The Second Headline: A Market Divided

After a historic ascent in 2025, the gold market is facing a starkly divergent 2026, according to the World Gold Council (WGC). In its latest outlook, the authority on precious metals outlines an asymmetrical risk profile for the coming year, with plausible scenarios ranging from a 30% price surge fueled by global instability to a 20% correction driven by robust economic growth. For US jewelers and investors, the report is a critical signal to plan for significant volatility in raw material costs and investment demand.

  • 2025 Performance: >60% Increase (USD)
  • Bullish Scenario (2026): +15% to +30% Price Increase
  • Bearish Scenario (2026): -5% to -20% Price Correction
  • Primary Drivers: Central Bank Policy, Geopolitical Risk, US Dollar Strength

The Bull Case: A Synchronized Global Slowdown

The WGC identifies the most potent catalyst for a price surge as a self-reinforcing “doom loop”—a synchronized global slowdown triggered by escalating geopolitical strain or trade disruptions. In this environment, deteriorating confidence and aggressive easing from the Federal Reserve would create powerful tailwinds, potentially driving gold 15-30% higher. The primary transmission channel for this move would be ETF inflows, which, despite recent strength, remain significantly below the levels seen in previous bull cycles, indicating substantial capacity for new investment.
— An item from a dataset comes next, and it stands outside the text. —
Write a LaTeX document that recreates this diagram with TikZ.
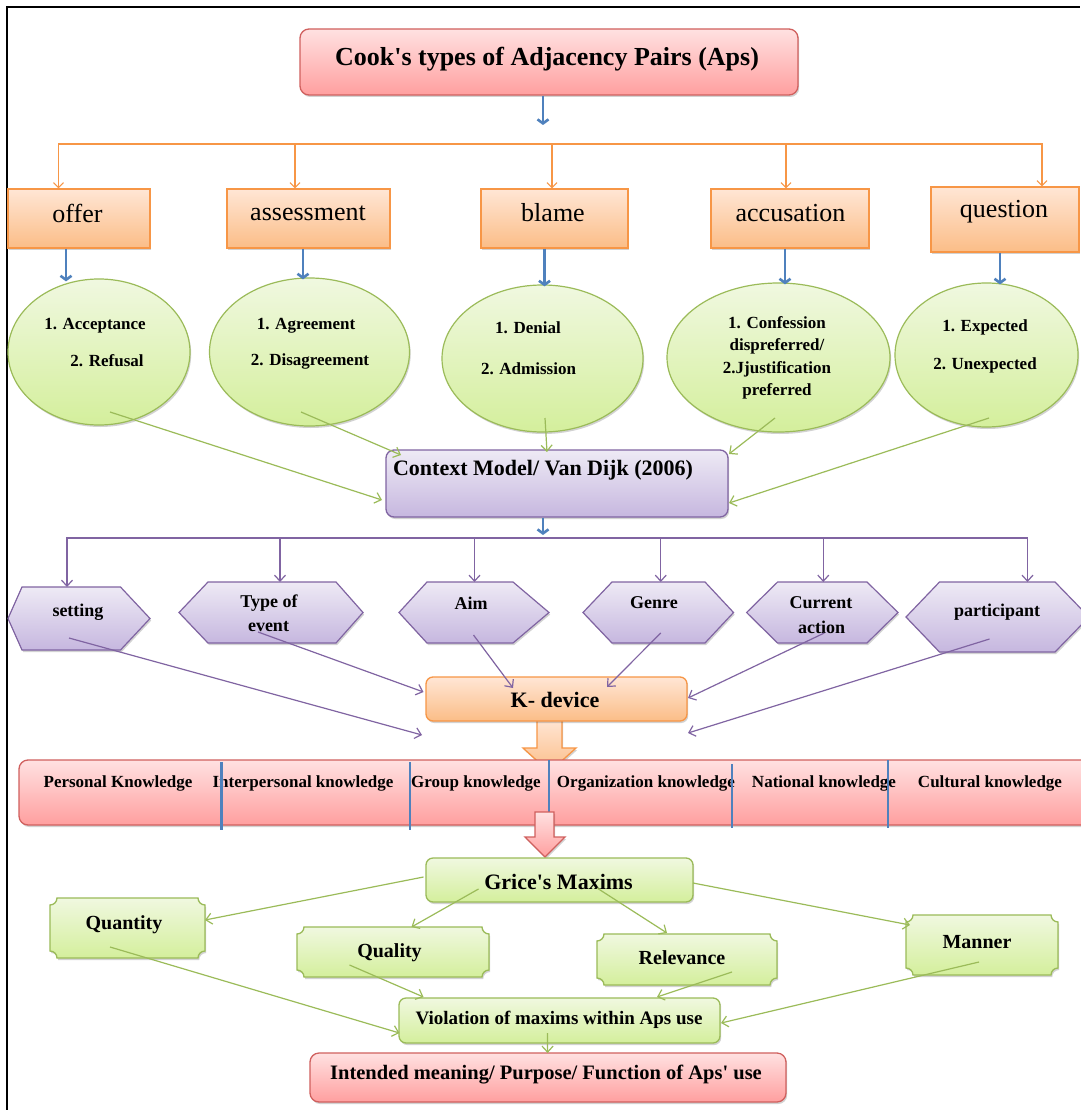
\documentclass[tikz,border=0pt]{standalone}
\usepackage{fontspec}
\setmainfont{Liberation Serif}
\usetikzlibrary{arrows.meta,shapes.geometric,shadows,calc}
\definecolor{pinkT}{HTML}{FFE1E1}
\definecolor{pinkB}{HTML}{FF9F9F}
\definecolor{pinkL}{HTML}{D0605E}
\definecolor{oraT}{HTML}{FFE6D5}
\definecolor{oraB}{HTML}{FBBD87}
\definecolor{oraL}{HTML}{F79646}
\definecolor{grnT}{HTML}{F0F8E0}
\definecolor{grnB}{HTML}{D4EF9C}
\definecolor{grnL}{HTML}{9BBB59}
\definecolor{purT}{HTML}{EEEAF5}
\definecolor{purB}{HTML}{C6B7DF}
\definecolor{purL}{HTML}{8064A2}
\definecolor{bluL}{HTML}{4F81BD}
\tikzset{
 shad/.style={drop shadow={shadow xshift=1.2pt,shadow yshift=-2pt,opacity=0.25,fill=black!70}},
 pinkbox/.style={rounded corners=9pt,draw=pinkL,line width=1.3pt,top color=pinkT,bottom color=pinkB,shad,inner sep=0},
 orabox/.style={draw=oraL,line width=1.3pt,top color=oraT,bottom color=oraB,shad,inner sep=0},
 orarbox/.style={orabox,rounded corners=7pt},
 grnell/.style={ellipse,draw=grnL,line width=1.2pt,top color=grnT,bottom color=grnB,shad,inner sep=0},
 grnbox/.style={rounded corners=7pt,draw=grnL,line width=1.3pt,top color=grnT,bottom color=grnB,shad,inner sep=0},
 grnplaq/.style={draw=grnL,line width=1.3pt,top color=grnT,bottom color=grnB,shad},
 purbox/.style={rounded corners=8pt,draw=purL,line width=1.3pt,top color=purT,bottom color=purB,shad,inner sep=0},
 purhex/.style={draw=purL,line width=1.2pt,top color=purT,bottom color=purB,shad},
 garr/.style={draw=grnL,line width=1.2pt,-{Straight Barb[length=6pt,width=11pt]}},
 parr/.style={draw=purL,line width=1.2pt,-{Straight Barb[length=6pt,width=11pt]}},
 oarr/.style={draw=oraL,line width=1.1pt,-{Straight Barb[length=5pt,width=10pt]}},
 barr/.style={draw=bluL,line width=2.6pt,-{Straight Barb[length=4pt,width=11pt]}},
 bdiv/.style={draw=bluL,line width=2.2pt},
 anc/.style={inner sep=0,outer sep=0},
 ttl/.style={inner sep=0,font=\fontsize{26}{30}\selectfont\bfseries},
 otx/.style={inner sep=0,font=\fontsize{26}{30}\selectfont},
 etx/.style={inner sep=0,font=\fontsize{17}{20}\selectfont\bfseries},
 htx/.style={inner sep=0,font=\fontsize{18}{21}\selectfont\bfseries},
 ktx/.style={inner sep=0,font=\fontsize{17}{20}\selectfont\bfseries},
 mtx/.style={inner sep=0,font=\fontsize{20}{24}\selectfont\bfseries},
 btx/.style={inner sep=0,font=\fontsize{22}{26}\selectfont\bfseries},
}
\newcommand\hexa[7]{%
 \draw[purhex] (#2,{-(#6+#7)/2}) -- (#3,-#6) -- (#4,-#6) -- (#5,{-(#6+#7)/2}) -- (#4,-#7) -- (#3,-#7) -- cycle;
 \node[anc,minimum width={#5-#2},minimum height={#7-#6}] (#1) at ({(#2+#5)/2},{-(#6+#7)/2}) {};
}
\newcommand\plaq[5]{%
 \draw[grnplaq] ({#2+7},-#3) -- ({#4-7},-#3) arc[start angle=180,end angle=270,radius=7]
  -- (#4,{-#5+7}) arc[start angle=90,end angle=180,radius=7]
  -- ({#2+7},-#5) arc[start angle=0,end angle=90,radius=7]
  -- (#2,{-#3-7}) arc[start angle=270,end angle=360,radius=7] -- cycle;
 \node[anc,minimum width={#4-#2},minimum height={#5-#3}] (#1) at ({(#2+#4)/2},{-(#3+#5)/2}) {};
}
\begin{document}
\begin{tikzpicture}[x=1pt,y=1pt]
\useasboundingbox (0,0) rectangle (1080,-1110);
\fill[white] (0,0) rectangle (1080,-1110);
\draw[line width=2pt] (7,-1110) -- (7,-7.5) -- (1080,-7.5);

% ---- title and first level
\node[pinkbox,minimum width=498,minimum height=66] (title) at (549,-62) {};
\node[ttl] (titlet) at (547,-59) {Cook\textquotesingle s types of Adjacency Pairs (Aps)};
\coordinate (tarr) at (543,-125);
\draw[barr] ([xshift=-6pt]title.south) -- (tarr);

\node[orabox,minimum width=142,minimum height=59] (offer) at (79,-218.5) {};
\node[orabox,minimum width=163,minimum height=59] (assess) at (308.5,-218.5) {};
\node[orabox,minimum width=147,minimum height=59] (blame) at (554.5,-218.5) {};
\node[orabox,minimum width=158,minimum height=59] (accus) at (790,-218.5) {};
\node[orabox,minimum width=148,minimum height=65] (quest) at (1005,-219.5) {};
\node[otx] (offert) at (77.5,-213) {offer};
\node[otx] (assesst) at (308,-213) {assessment};
\node[otx] (blamet) at (553,-213) {blame};
\node[otx] (accust) at (790.5,-213) {accusation};
\node[otx] (questt) at (1004,-212) {question};

\coordinate (obus) at (550,-144);
\draw[oarr] (obus) -| ([xshift=-20.5pt]offer.north);
\draw[oarr] (obus) -| ([xshift=-13.5pt]assess.north);
\draw[oarr] (obus) -| ([xshift=-2.5pt]blame.north);
\draw[oarr] (obus) -| ([xshift=-4pt]accus.north);
\draw[oarr] (obus) -| ([xshift=37pt]quest.north);

% ---- ellipses
\node[grnell,minimum width=182,minimum height=146] (e1) at (99,-352) {};
\node[grnell,minimum width=200,minimum height=148] (e2) at (309.5,-352) {};
\node[grnell,minimum width=201,minimum height=147] (e3) at (542.5,-358.5) {};
\node[grnell,minimum width=223,minimum height=149] (e4) at (778.5,-357.5) {};
\node[grnell,minimum width=183,minimum height=144] (e5) at (986.5,-355) {};

\draw[barr] ([xshift=-13pt]offer.south) -- ([xshift=-33pt,yshift=-3pt]e1.north);
\draw[barr] ([xshift=-5.5pt]assess.south) -- ([xshift=-6.5pt,yshift=-2pt]e2.north);
\draw[barr] ([xshift=-10pt]blame.south) -- ([xshift=2pt,yshift=-2pt]e3.north);
\draw[barr] ([xshift=-5pt]accus.south) -- ([xshift=6.5pt,yshift=-2pt]e4.north);
\draw[barr] ([xshift=-5pt]quest.south) -- ([xshift=13.5pt,yshift=-2pt]e5.north);

\node[etx] (e1a) at (95,-326) {1. Acceptance};
\node[etx] (e1b) at (107,-361) {2. Refusal};
\node[etx] (e2a) at (306,-326) {1. Agreement};
\node[etx] (e2b) at (310,-361) {2. Disagreement};
\node[etx] (e3a) at (528,-328) {1. Denial};
\node[etx] (e3b) at (528.5,-369) {2. Admission};
\node[etx] (e4a) at (777,-323) {1. Confession};
\node[etx] (e4b) at (777,-346) {dispreferred/};
\node[etx] (e4c) at (777,-369) {2.Jjustification};
\node[etx] (e4d) at (777,-391) {preferred};
\node[etx] (e5a) at (985,-327) {1. Expected};
\node[etx] (e5b) at (985,-365) {2. Unexpected};

% ---- context model
\node[purbox,minimum width=342,minimum height=67] (cm) at (557,-483.5) {};
\node[btx] (cmt) at (543,-470) {Context Model/ Van Dijk (2006)};

\draw[garr] ($(e1)+(11,-60)$) -- ($(cm)+(-175,-16.5)$);
\draw[garr] ($(e2)+(-8.5,-60)$) -- ($(cm)+(-156,28.5)$);
\draw[garr] ($(e3)+(2.5,-59.5)$) -- ($(cm)+(-10,31.5)$);
\draw[garr] ($(e4)+(-3.5,-60.5)$) -- ($(cm)+(172,29.5)$);
\draw[garr] ($(e5)+(2.5,-63)$) -- ($(cm)+(172,-19.5)$);

\coordinate (pbus) at (543,-538);
\draw[barr] ([xshift=-14pt]cm.south) -- ([yshift=3pt]pbus);

% ---- hexagons
\hexa{setting}{8}{22}{120.5}{150}{587}{650}
\hexa{typeev}{179}{208}{336}{363}{582}{643}
\hexa{aim}{399}{427}{513}{549}{582}{643}
\hexa{genre}{583}{612}{705}{733.5}{582}{643}
\hexa{current}{746.6}{777.6}{867}{898}{582}{643}
\hexa{particip}{906}{939.5}{1055}{1089}{582}{652}

\draw[parr] (pbus) -| ([xshift=-12pt]setting.north);
\draw[parr] (pbus) -| ([xshift=9pt]typeev.north);
\draw[parr] (pbus) -| ([xshift=0.5pt]aim.north);
\draw[parr] (pbus) -| ([xshift=2.5pt]genre.north);
\draw[parr] (pbus) -| ([xshift=1pt]current.north);
\draw[parr] (pbus) -| ([xshift=30pt]particip.north);

\node[htx] (settingt) at (78,-612) {setting};
\node[htx] (typeevt) at (269,-603) {Type of};
\node[htx] (typeevt2) at (268.5,-627) {event};
\node[htx] (aimt) at (471,-603) {Aim};
\node[htx] (genret) at (654,-603) {Genre};
\node[htx] (currentt) at (821,-603) {Current};
\node[htx] (currentt2) at (821.5,-627) {action};
\node[htx] (participt) at (997,-612) {participant};

% ---- K-device and knowledge bar
\draw[orabox] (537,-719) -- (562,-719) -- (562,-748) -- (576,-748) -- (549.5,-772) -- (523,-748) -- (537,-748) -- cycle;
\node[orarbox,minimum width=261,minimum height=44] (kdev) at (556.5,-699) {};
\node[btx] (kdevt) at (555,-700) {K- device};

\draw[parr] ($(setting)+(-10,-19.5)$) -- ($(kdev)+(-134.5,-36)$);
\draw[parr] ($(typeev)+(-13,-19.5)$) -- ($(kdev)+(-133,7)$);
\draw[parr] ($(aim)+(-0.5,-22.5)$) -- ($(kdev)+(-43.5,11)$);
\draw[parr] ($(genre)+(2.5,-20.5)$) -- ($(kdev)+(50.5,12)$);
\draw[parr] ($(current)+(2,-20.5)$) -- ($(kdev)+(131.5,1)$);
\draw[parr] ($(particip)+(-8,-22)$) -- ($(kdev)+(131.5,-34)$);

\node[pinkbox,minimum width=1080,minimum height=65] (bar) at (559,-792.5) {};
\node[ktx] (k1) at (118,-783) {Personal Knowledge};
\node[ktx] (k2) at (303,-783) {Interpersonal knowledge};
\node[ktx] (k3) at (476,-783) {Group knowledge};
\node[ktx] (k4) at (646,-783) {Organization knowledge};
\node[ktx] (k5) at (824,-783) {National knowledge};
\node[ktx] (k6) at (990,-783) {Cultural knowledge};
\draw[bdiv] (221.4,-762) -- (221.4,-830);
\draw[bdiv] (410,-762) -- (410,-830);
\draw[bdiv] (549,-760) -- (549,-812);
\draw[bdiv] (732,-764) -- (732,-828);
\draw[bdiv] (888,-760) -- (888,-828);

\draw[pinkbox,rounded corners=0pt] (535,-812) -- (554,-812) -- (554,-837) -- (565,-837) -- (545,-857) -- (525,-837) -- (535,-837) -- cycle;

% ---- Grice
\node[grnbox,minimum width=267,minimum height=44] (grice) at (559.5,-880) {};
\node[btx] (gricet) at (558.5,-882) {Grice\textquotesingle s Maxims};
\plaq{quantity}{50}{898}{205}{958}
\plaq{quality}{297}{927}{489}{977}
\plaq{relevance}{597}{934}{777}{985}
\plaq{manner}{906}{915}{1058}{975}
\node[mtx] (quantityt) at (124,-925) {Quantity};
\node[mtx] (qualityt) at (389.5,-953) {Quality};
\node[mtx] (relevancet) at (682,-958) {Relevance};
\node[mtx] (mannert) at (977,-942) {Manner};

\node[grnbox,minimum width=321,minimum height=45] (viol) at (559.5,-1020.5) {};
\node[font=\fontsize{19}{23}\selectfont\bfseries,inner sep=0] (violt) at (559,-1020) {Violation of maxims within Aps use};
\node[pinkbox,minimum width=476,minimum height=49] (intended) at (548,-1077.5) {};
\node[font=\fontsize{20.5}{24}\selectfont\bfseries,inner sep=0] (intendedt) at (546,-1075) {Intended meaning/ Purpose/ Function of Aps\textquotesingle{} use};

\draw[garr] ($(grice)+(-136,3)$) -- ($(quantity)+(77.5,8)$);
\draw[garr] ($(grice)+(-81,-9)$) -- ($(quality)+(18.5,25)$);
\draw[garr] ($(grice)+(37.5,-8)$) -- ($(relevance)+(-20,26.5)$);
\draw[garr] ($(grice)+(133.5,-3)$) -- ($(manner)+(-72,20)$);
\draw[garr] ($(quantity)+(-17.5,-19)$) -- ($(viol)+(-160,-12.5)$);
\draw[garr] ($(quality)+(-43.5,-13)$) -- ($(viol)+(-136,23.5)$);
\draw[garr] ($(relevance)+(45,-12.5)$) -- ($(viol)+(97.5,23.5)$);
\draw[garr] ($(manner)+(-3,-17)$) -- ($(viol)+(161.5,-2.5)$);
\draw[garr] ($(viol)+(-12,-12.5)$) -- ($(intended)+(-0.4,24.5)$);
\end{tikzpicture}
\end{document}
The Bear Case: A Reflationary Reversal

Conversely, the council’s most bearish scenario hinges on stronger-than-expected US growth. A pro-growth fiscal policy environment could reignite inflation, compelling the Federal Reserve to hold or even increase rates. This would strengthen the US dollar and lift real yields, creating classic headwinds for gold. The resulting rotation into equities could trigger a sharp 5-20% price correction as investors unwind defensive positions. The WGC notes, however, that price drops have historically activated retail and consumer buying, which could provide a partial buffer against a deeper slide.

The Impact: Strategic Levers for the US Market

Beyond macroeconomic scenarios, the WGC highlights two critical levers that US retailers and investors must monitor: central bank demand and recycling flows. Official sector purchases, particularly from emerging markets seeking to diversify reserves, provide a significant structural support for the price. A sudden drop in this demand would remove a key pillar of the market. Concurrently, recycling flows have remained unexpectedly muted despite high prices, partly due to the rising use of gold jewelry as loan collateral in India. An economic shock could force the liquidation of this pledged gold, introducing a new wave of secondary supply into the market and impacting global price stability.